Hah... I was thinking more some citation or other from the literature, but I know that's a bit of a demand. What you wrote there sounds a bit philosophical. Making randomness being about control begs another question, after all - what is control? When we say "controlled" do we just mean "something humans believe they can govern and manipulate?" Do we mean something else? How does determinism (or lack thereof) play into it?
"Hah... I was thinking more some citation or other from the literature, but I know that's a bit of a demand."
There might be a formal definition somewhere in one of my books, but over all statistics tends to focus on the use of randomness. Random sampling and random assignment (think designed experiments) are used to approximate a normal distribution, and to avoid observational bias. This is partly where I draw the notion of control, as in order to gain both random sampling and random assignment we give up control.

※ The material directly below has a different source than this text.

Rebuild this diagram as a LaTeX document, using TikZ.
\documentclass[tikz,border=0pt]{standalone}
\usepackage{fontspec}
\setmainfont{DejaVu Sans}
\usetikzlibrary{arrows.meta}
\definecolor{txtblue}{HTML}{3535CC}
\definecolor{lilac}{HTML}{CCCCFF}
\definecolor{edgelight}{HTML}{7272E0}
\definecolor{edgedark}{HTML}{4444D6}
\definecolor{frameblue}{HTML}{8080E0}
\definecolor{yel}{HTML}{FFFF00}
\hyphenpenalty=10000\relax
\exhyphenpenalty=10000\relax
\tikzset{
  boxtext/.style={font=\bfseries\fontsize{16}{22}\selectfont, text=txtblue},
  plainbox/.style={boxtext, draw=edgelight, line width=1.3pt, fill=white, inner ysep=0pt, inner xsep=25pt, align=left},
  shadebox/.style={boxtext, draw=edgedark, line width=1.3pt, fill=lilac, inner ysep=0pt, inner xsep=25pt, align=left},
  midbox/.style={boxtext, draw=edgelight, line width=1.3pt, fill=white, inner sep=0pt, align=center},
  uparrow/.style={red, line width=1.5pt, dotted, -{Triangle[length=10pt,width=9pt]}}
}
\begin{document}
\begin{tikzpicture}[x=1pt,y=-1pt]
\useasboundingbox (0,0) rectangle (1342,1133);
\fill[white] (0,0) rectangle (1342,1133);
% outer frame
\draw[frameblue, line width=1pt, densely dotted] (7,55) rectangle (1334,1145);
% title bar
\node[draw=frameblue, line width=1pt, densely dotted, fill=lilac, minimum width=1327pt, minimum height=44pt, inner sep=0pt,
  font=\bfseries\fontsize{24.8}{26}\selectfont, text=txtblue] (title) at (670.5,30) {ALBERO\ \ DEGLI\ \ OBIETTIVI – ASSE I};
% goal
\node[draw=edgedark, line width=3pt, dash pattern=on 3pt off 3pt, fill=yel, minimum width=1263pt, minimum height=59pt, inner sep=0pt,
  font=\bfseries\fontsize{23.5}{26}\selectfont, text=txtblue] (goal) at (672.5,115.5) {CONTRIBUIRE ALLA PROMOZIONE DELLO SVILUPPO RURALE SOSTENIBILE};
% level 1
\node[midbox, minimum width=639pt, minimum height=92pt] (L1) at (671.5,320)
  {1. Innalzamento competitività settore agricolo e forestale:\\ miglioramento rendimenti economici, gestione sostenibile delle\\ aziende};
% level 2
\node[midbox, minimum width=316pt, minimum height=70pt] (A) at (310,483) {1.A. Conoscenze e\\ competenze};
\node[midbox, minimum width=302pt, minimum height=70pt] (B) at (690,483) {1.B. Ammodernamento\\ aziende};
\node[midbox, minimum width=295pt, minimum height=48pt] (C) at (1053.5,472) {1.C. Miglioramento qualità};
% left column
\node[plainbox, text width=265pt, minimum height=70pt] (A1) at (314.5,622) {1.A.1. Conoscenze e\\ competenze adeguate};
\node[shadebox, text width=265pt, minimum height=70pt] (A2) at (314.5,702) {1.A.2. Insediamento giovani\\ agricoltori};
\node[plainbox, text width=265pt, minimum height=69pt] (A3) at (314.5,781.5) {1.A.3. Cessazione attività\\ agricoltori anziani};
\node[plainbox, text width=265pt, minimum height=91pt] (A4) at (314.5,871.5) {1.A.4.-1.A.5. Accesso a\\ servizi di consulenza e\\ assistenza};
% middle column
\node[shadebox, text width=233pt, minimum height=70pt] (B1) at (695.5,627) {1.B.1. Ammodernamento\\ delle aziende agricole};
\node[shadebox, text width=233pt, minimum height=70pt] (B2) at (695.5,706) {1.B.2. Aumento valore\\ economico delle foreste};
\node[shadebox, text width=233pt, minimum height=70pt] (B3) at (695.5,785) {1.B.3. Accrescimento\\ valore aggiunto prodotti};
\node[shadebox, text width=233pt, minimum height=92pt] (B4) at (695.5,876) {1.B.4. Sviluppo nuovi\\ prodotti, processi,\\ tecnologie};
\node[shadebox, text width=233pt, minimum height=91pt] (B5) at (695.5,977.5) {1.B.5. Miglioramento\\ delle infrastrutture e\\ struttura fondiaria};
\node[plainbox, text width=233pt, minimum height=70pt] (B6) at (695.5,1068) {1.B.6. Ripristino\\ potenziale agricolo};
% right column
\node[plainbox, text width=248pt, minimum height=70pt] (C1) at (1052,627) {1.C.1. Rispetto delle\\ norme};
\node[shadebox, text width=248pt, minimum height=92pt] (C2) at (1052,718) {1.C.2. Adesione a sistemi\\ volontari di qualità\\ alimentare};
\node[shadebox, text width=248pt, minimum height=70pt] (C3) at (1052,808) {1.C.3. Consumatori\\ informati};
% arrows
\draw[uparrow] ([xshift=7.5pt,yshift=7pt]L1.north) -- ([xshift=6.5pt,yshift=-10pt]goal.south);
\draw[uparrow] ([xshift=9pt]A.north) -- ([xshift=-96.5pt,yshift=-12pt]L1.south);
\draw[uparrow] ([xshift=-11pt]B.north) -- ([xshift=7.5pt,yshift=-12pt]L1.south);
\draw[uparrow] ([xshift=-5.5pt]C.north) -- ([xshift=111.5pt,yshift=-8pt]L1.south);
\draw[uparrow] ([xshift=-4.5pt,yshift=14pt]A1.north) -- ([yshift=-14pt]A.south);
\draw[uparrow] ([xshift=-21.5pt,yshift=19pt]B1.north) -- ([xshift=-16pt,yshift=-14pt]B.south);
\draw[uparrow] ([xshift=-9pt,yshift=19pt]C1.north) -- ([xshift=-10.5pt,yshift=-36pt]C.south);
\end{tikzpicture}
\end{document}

Take your dice example, yes the outcomes are predictable; however, when you toss the dice you give up control on which side it will land. Are there forces that we can't see that will cause a certain number to be rolled? Maybe? Who really knows, and any argument of determinism can only be reduced to unfalsifiable positions.
"What you wrote there sounds a bit philosophical"
That's funny you should say that, because I did run this question by some philosophers.
**Edit: However, I should note that by designing the dice with 20 sides we are actually controlling the possible outcomes to some degree. So maybe the dice is not the best example, but I think it still expresses the point.